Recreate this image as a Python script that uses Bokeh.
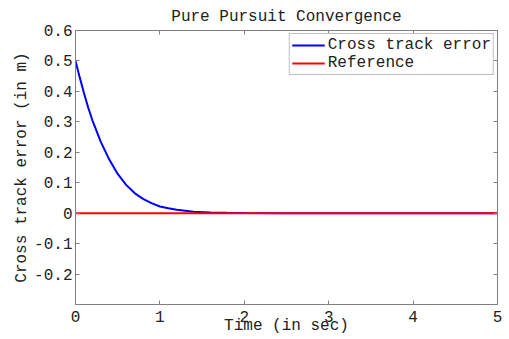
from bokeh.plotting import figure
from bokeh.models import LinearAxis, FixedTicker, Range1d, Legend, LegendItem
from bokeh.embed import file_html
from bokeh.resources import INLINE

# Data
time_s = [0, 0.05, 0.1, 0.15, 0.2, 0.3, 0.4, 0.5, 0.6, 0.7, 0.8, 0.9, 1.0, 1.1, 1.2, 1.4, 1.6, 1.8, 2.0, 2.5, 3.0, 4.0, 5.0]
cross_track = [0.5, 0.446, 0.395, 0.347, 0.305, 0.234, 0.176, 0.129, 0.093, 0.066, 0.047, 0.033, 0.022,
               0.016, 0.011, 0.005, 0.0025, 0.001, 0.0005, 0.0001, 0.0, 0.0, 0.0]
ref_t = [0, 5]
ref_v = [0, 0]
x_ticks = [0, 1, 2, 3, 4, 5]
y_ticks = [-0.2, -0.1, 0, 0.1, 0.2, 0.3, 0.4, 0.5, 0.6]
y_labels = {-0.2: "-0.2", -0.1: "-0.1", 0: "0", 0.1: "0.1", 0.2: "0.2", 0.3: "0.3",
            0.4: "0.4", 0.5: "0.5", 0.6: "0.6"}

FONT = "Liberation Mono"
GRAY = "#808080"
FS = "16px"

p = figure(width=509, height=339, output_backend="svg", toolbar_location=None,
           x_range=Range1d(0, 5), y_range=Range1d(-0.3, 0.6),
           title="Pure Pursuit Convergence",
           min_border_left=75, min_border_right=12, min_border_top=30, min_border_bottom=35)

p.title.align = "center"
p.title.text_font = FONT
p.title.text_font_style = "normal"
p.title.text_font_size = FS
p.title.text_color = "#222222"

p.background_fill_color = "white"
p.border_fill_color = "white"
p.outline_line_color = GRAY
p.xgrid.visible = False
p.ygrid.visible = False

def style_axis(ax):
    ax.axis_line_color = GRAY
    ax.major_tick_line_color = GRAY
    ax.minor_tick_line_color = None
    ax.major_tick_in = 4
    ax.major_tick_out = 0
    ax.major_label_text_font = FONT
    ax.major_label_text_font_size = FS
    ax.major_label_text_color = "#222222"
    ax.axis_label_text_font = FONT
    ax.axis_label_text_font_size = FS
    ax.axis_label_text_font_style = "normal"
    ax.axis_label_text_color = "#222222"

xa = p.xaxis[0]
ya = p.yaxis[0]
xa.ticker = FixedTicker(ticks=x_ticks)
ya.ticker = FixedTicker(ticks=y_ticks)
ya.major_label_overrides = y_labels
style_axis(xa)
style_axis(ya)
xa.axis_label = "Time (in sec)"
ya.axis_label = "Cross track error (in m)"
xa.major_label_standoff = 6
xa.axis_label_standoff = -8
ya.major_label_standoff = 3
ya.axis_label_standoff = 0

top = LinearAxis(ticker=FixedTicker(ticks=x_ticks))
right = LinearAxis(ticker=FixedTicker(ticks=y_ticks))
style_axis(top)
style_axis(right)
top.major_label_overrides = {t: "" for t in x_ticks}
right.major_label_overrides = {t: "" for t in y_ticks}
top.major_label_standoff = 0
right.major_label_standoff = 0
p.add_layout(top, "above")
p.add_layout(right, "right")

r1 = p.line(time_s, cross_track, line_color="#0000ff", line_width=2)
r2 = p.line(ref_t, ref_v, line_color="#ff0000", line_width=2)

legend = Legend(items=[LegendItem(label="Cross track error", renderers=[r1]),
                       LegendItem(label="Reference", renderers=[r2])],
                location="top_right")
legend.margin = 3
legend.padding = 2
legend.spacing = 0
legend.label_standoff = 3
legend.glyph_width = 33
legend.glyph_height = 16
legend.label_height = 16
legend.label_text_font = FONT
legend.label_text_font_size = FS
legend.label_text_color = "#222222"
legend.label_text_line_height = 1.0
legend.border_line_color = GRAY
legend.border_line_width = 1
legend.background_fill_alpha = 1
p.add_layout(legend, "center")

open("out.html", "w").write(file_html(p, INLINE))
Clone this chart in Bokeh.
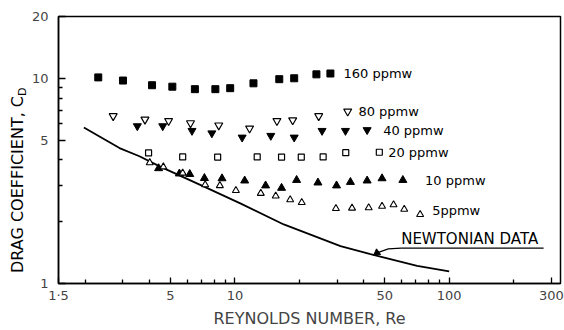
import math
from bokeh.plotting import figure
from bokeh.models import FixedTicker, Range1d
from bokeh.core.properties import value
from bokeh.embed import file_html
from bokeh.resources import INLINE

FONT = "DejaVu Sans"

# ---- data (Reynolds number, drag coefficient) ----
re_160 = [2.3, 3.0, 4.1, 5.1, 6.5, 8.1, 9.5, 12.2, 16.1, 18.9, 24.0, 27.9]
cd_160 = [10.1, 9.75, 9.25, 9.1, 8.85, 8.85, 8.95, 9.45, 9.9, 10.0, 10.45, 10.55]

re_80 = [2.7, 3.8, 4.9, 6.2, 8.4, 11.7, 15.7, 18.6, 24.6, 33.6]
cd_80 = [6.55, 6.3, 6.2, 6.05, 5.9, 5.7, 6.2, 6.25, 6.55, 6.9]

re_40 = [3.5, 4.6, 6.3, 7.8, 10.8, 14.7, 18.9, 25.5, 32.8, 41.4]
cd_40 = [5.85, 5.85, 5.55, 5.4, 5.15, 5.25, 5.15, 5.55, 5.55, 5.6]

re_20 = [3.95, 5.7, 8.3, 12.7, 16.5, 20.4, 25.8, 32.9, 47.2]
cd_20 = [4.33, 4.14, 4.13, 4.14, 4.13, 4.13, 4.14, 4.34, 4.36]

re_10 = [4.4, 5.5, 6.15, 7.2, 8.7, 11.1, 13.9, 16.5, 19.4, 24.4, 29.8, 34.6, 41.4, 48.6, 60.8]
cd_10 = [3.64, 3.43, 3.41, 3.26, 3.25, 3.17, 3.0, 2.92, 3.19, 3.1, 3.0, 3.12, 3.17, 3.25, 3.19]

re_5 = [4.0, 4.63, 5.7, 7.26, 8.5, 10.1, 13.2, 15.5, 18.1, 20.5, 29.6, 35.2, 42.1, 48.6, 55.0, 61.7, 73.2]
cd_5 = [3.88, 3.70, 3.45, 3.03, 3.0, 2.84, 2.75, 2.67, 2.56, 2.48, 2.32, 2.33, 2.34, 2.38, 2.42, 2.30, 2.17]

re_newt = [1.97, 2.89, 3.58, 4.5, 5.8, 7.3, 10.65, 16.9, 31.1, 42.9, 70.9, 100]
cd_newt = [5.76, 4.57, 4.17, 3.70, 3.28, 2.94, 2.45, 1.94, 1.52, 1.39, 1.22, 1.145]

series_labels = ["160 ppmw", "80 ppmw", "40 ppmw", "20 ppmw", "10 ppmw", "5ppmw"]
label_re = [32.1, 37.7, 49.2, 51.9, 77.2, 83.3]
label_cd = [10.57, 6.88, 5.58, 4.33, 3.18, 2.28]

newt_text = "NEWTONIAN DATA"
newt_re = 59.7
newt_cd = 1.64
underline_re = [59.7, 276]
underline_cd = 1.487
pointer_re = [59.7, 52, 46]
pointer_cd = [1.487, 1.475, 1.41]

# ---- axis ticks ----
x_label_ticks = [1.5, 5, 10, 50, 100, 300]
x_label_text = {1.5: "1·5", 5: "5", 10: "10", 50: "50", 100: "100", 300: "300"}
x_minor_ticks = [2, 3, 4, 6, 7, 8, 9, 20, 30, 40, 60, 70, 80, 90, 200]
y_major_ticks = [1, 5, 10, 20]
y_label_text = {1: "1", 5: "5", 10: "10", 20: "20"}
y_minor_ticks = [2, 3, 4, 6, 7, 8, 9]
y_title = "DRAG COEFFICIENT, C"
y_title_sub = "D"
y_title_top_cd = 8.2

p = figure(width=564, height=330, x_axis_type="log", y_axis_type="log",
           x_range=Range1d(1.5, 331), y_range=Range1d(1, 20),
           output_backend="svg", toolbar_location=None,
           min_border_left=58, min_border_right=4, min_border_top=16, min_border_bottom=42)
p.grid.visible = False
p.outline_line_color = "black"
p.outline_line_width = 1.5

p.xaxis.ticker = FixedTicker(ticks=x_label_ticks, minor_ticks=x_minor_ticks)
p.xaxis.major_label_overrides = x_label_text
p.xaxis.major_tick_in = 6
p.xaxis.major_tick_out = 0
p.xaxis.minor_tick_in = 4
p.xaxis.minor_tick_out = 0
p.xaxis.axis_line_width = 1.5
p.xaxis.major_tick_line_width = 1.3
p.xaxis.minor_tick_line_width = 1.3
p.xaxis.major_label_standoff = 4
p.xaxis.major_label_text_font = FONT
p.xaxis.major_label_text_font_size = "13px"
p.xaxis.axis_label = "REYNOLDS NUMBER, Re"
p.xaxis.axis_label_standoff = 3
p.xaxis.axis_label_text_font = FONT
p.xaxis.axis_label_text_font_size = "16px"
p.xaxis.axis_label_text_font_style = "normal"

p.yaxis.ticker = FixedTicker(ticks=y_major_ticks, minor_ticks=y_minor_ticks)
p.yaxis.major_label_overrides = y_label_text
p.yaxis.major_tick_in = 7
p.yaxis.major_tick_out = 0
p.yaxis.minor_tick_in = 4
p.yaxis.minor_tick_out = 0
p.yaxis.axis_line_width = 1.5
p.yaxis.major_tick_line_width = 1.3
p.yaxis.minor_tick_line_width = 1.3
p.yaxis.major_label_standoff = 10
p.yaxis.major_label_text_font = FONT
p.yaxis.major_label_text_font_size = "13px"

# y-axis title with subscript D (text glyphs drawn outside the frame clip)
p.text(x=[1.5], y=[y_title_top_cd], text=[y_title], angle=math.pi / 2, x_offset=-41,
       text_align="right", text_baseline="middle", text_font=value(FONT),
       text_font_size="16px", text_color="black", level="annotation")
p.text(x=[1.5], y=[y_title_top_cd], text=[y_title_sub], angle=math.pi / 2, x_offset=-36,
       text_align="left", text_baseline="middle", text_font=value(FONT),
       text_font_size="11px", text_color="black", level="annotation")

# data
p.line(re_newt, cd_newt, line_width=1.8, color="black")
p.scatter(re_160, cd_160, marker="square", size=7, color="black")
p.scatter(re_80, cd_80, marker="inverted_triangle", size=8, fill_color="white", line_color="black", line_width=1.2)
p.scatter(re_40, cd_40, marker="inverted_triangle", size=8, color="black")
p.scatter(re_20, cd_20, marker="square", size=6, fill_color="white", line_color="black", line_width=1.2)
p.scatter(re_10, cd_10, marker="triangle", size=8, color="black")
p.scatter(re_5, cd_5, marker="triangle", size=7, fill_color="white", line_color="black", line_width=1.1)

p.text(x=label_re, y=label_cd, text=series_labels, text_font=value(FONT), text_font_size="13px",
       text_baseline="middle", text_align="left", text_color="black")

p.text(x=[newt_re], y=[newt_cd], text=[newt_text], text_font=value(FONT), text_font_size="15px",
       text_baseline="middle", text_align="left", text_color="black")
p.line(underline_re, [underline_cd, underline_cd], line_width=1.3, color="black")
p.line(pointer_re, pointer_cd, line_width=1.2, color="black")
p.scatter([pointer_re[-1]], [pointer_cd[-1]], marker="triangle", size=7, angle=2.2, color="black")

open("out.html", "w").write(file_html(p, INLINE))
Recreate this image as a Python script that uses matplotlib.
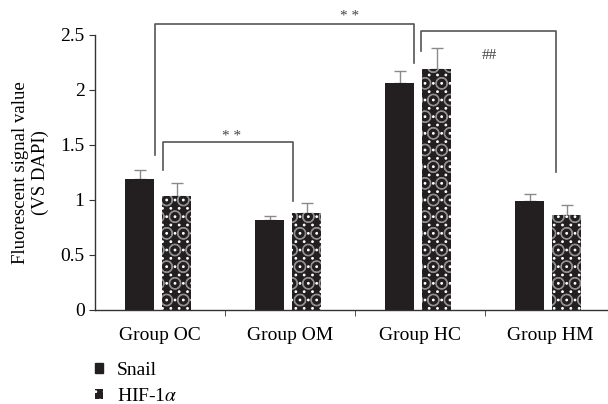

---------------

* _Aim of the exercise_: In the listing above, find the line with "Clone this chart in Bokeh." and the line with "6.25, 6.55, 6.9]". Set down both and every line between them, minus the pictures.

* _Solution to this problem_:
Clone this chart in Bokeh.
import math
from bokeh.plotting import figure
from bokeh.models import FixedTicker, Range1d
from bokeh.core.properties import value
from bokeh.embed import file_html
from bokeh.resources import INLINE

FONT = "DejaVu Sans"

# ---- data (Reynolds number, drag coefficient) ----
re_160 = [2.3, 3.0, 4.1, 5.1, 6.5, 8.1, 9.5, 12.2, 16.1, 18.9, 24.0, 27.9]
cd_160 = [10.1, 9.75, 9.25, 9.1, 8.85, 8.85, 8.95, 9.45, 9.9, 10.0, 10.45, 10.55]

re_80 = [2.7, 3.8, 4.9, 6.2, 8.4, 11.7, 15.7, 18.6, 24.6, 33.6]
cd_80 = [6.55, 6.3, 6.2, 6.05, 5.9, 5.7, 6.2, 6.25, 6.55, 6.9]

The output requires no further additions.